Crassus and Cassius were able to reach Carrhae alive. Surenas, suspecting that his enemies might be safe within its walls, brought the city under siege and sent Arab messengers to request a truce in exchange for a Roman withdrawal from Mesopotamia. Cassius accepted these terms on Crassus’s behalf, but the next day Parthian messengers demanded that Crassus and Cassius be brought to their camp in chains if they wanted peace. The Romans would not accept these terms, and they designed to steal away from the city by night with the help of the guide Andromachus. Plutarch alleges that Andromachus betrayed their plans to the Parthians, however, and he led the Romans along a difficult path so that Surenas could follow close behind. Cassius distrusted Andromachus and escaped to Syria with 500 horsemen. Crassus stayed with the guide until morning, when the poor ground motivated him to take his four cohorts to a hill not far from Armenian lands. There Surenas again offered peace on his king’s behalf. Crassus descended the hill with his officers to meet the Parthian noble at the Euphrates to sign a treaty in writing. Surenas offered a horse for Crassus to mount, and the Roman complied, but his officers tried to stop the horse from proceeding. Many Romans were killed in the ensuing struggle. Among them was Crassus.
Cassius Longinus, Gaius Gaius Cassius Longinus featured on a denarius (42 BC), founded in Smyrna (now İzmir), Tur. CNG coins (www.cngcoins.com)
Casualties And Aftermath
The annihilation at Carrhae was the worst defeat for the Roman Republic since its horrific loss at Cannae over 160 years earlier. Plutarch estimates that of the original 43,000 Romans engaged, 20,000 were killed and 10,000 were captured. Ancient sources differ on the fate of Crassus’s remains: Cassius Dio claims that the Parthians filled his mouth with molten gold to remind posterity of his greed, while Plutarch reports that they sent his head and hands to Orodes and honoured the Roman with a mock triumph. Given Rome’s humiliation at Carrhae, it is likely that the desecration of Crassus’s remains had been mythologized by the time historians recorded it. Nevertheless, Crassus’s death had an outsize impact on the balance of power in Rome. Without a balancing figure in their political alliance, Caesar and Pompey’s relationship devolved into civil war by 49 BCE. It would mean the destruction of the Roman Republic and the emergence of the Roman Empire in 27 BCE.
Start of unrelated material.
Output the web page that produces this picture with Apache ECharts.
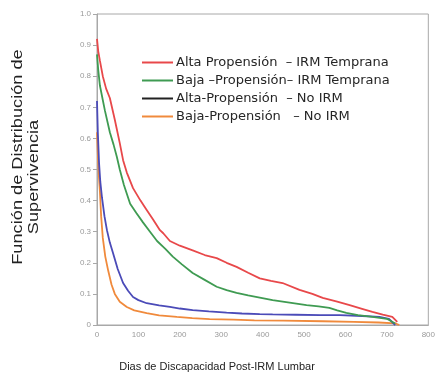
<!DOCTYPE html>
<html>
<head>
<meta charset="utf-8">
<script src="https://cdn.jsdelivr.net/npm/echarts@6/dist/echarts.min.js"></script>
<style>
  html, body { margin: 0; padding: 0; background: #fff; }
  #chart { width: 438px; height: 376px; }
</style>
</head>
<body>
<div id="chart"></div>
<script>
// datos (días, supervivencia)
const seriesNames = [
  'Alta Propensión  – IRM Temprana',
  'Baja –Propensión– IRM Temprana',
  'Alta-Propensión  – No IRM',
  'Baja-Propensión   – No IRM'
];

const daysAltaIrm = [0,3,7,14,22,31,43,55,63,72,87,105,120,135,152,160,176,200,231,260,289,313,337,365,393,420,448,489,520,545,580,610,640,665,690,713,725];
const survAltaIrm = [0.92,0.88,0.85,0.80,0.76,0.73,0.66,0.585,0.53,0.49,0.44,0.40,0.37,0.34,0.305,0.295,0.27,0.255,0.24,0.225,0.215,0.20,0.187,0.168,0.15,0.142,0.135,0.113,0.10,0.087,0.075,0.064,0.052,0.042,0.033,0.026,0.01];

const daysBajaIrm = [0,3,7,13,19,31,40,48,55,65,80,95,111,128,145,165,183,205,231,260,289,313,337,365,393,424,465,506,535,561,580,602,630,665,700,720];
const survBajaIrm = [0.87,0.82,0.77,0.73,0.69,0.62,0.58,0.54,0.50,0.45,0.39,0.36,0.33,0.30,0.27,0.245,0.22,0.195,0.167,0.145,0.123,0.112,0.103,0.095,0.088,0.08,0.072,0.064,0.06,0.055,0.047,0.039,0.032,0.026,0.02,0.005];

const daysAltaNo = [0,2,5,8,12,18,24,31,39,50,63,75,87,100,120,150,176,200,231,270,313,350,393,424,480,540,586,640,682,705,720];
const survAltaNo = [0.72,0.62,0.52,0.46,0.41,0.35,0.305,0.265,0.23,0.18,0.135,0.11,0.09,0.08,0.07,0.063,0.058,0.053,0.048,0.044,0.04,0.037,0.035,0.034,0.033,0.032,0.032,0.029,0.026,0.02,0.0];

const daysBajaNo = [0,2,4,7,10,14,20,27,35,43,55,72,90,120,150,193,230,272,330,380,450,545,620,680,720,730];
const survBajaNo = [0.62,0.55,0.49,0.43,0.35,0.28,0.22,0.175,0.13,0.10,0.075,0.058,0.047,0.038,0.031,0.026,0.022,0.019,0.017,0.015,0.014,0.012,0.01,0.008,0.005,0.0];

const colors = ['#e8484a', '#3f9b52', '#4b4bb8', '#f08a3c'];
const legendColors = ['#e8484a', '#3f9b52', '#222222', '#f08a3c'];

const pairs = (xs, ys) => xs.map((x, i) => [x, ys[i]]);
const allData = [
  pairs(daysAltaIrm, survAltaIrm),
  pairs(daysBajaIrm, survBajaIrm),
  pairs(daysAltaNo, survAltaNo),
  pairs(daysBajaNo, survBajaNo)
];

const chart = echarts.init(document.getElementById('chart'), null, { renderer: 'canvas' });

// el original está algo estirado a lo ancho, por eso scaleX en los títulos
const titleFont = { fontFamily: 'Liberation Sans', fontSize: 14, fill: '#222', align: 'center', verticalAlign: 'middle' };

const option = {
  animation: false,
  grid: {
    left: 97, right: 7, top: 14, bottom: 51,
    show: true, borderColor: '#a8a8a8', borderWidth: 1
  },
  legend: {
    orient: 'vertical',
    left: 142,
    top: 56,
    padding: 0,
    icon: 'rect',
    itemWidth: 31,
    itemHeight: 2,
    itemGap: 5,
    textStyle: { fontFamily: 'DejaVu Sans', fontSize: 13, color: '#262626', padding: [0, 0, 0, -2] },
    data: seriesNames.map((n, i) => ({ name: n, itemStyle: { color: legendColors[i] } }))
  },
  xAxis: {
    type: 'value',
    min: 0, max: 800, interval: 100,
    axisLine: { show: true, lineStyle: { color: '#a8a8a8' } },
    axisTick: { show: false },
    splitLine: { show: false },
    axisLabel: { fontFamily: 'Liberation Sans', fontSize: 8, color: '#9a9a9a', margin: 6 }
  },
  yAxis: {
    type: 'value',
    min: 0, max: 1, interval: 0.1,
    axisLine: { show: true, lineStyle: { color: '#a8a8a8' } },
    axisTick: { show: true, length: 4, lineStyle: { color: '#a8a8a8' } },
    splitLine: { show: false },
    axisLabel: {
      fontFamily: 'Liberation Sans', fontSize: 8, color: '#9a9a9a', margin: 6,
      formatter: v => (v === 0 ? '0' : v.toFixed(1))
    }
  },
  graphic: [
    {
      type: 'text', rotation: Math.PI / 2, x: 18, y: 157, scaleX: 1.3,
      style: Object.assign({ text: 'Función de Distribución de' }, titleFont)
    },
    {
      type: 'text', rotation: Math.PI / 2, x: 34, y: 177, scaleX: 1.3,
      style: Object.assign({ text: 'Supervivencia' }, titleFont)
    },
    {
      type: 'text', x: 217, y: 367,
      style: {
        text: 'Dias de Discapacidad Post-IRM Lumbar', fontFamily: 'Liberation Sans', fontSize: 11,
        fill: '#222', align: 'center', verticalAlign: 'middle'
      }
    }
  ],
  series: allData.map((d, i) => ({
    name: seriesNames[i],
    type: 'line',
    data: d,
    showSymbol: false,
    symbol: 'none',
    smooth: false,
    lineStyle: { color: colors[i], width: 1.8 },
    itemStyle: { color: colors[i] },
    z: 4 - i
  }))
};

chart.setOption(option);
</script>
</body>
</html>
The Parthians did not go without tragedy themselves. Orodes later had Surenas executed, supposedly out of jealousy. Orodes himself was murdered by his son Phraates, who would go on to defend his kingdom against Mark Antony’s attempt to recover the sacred aquilae (“eagle”) standards lost at Carrhae. Rome was able to retrieve its aquilae through diplomatic means under Emperor Augustus Caesar, but it would never succeed in bringing Parthia to heel.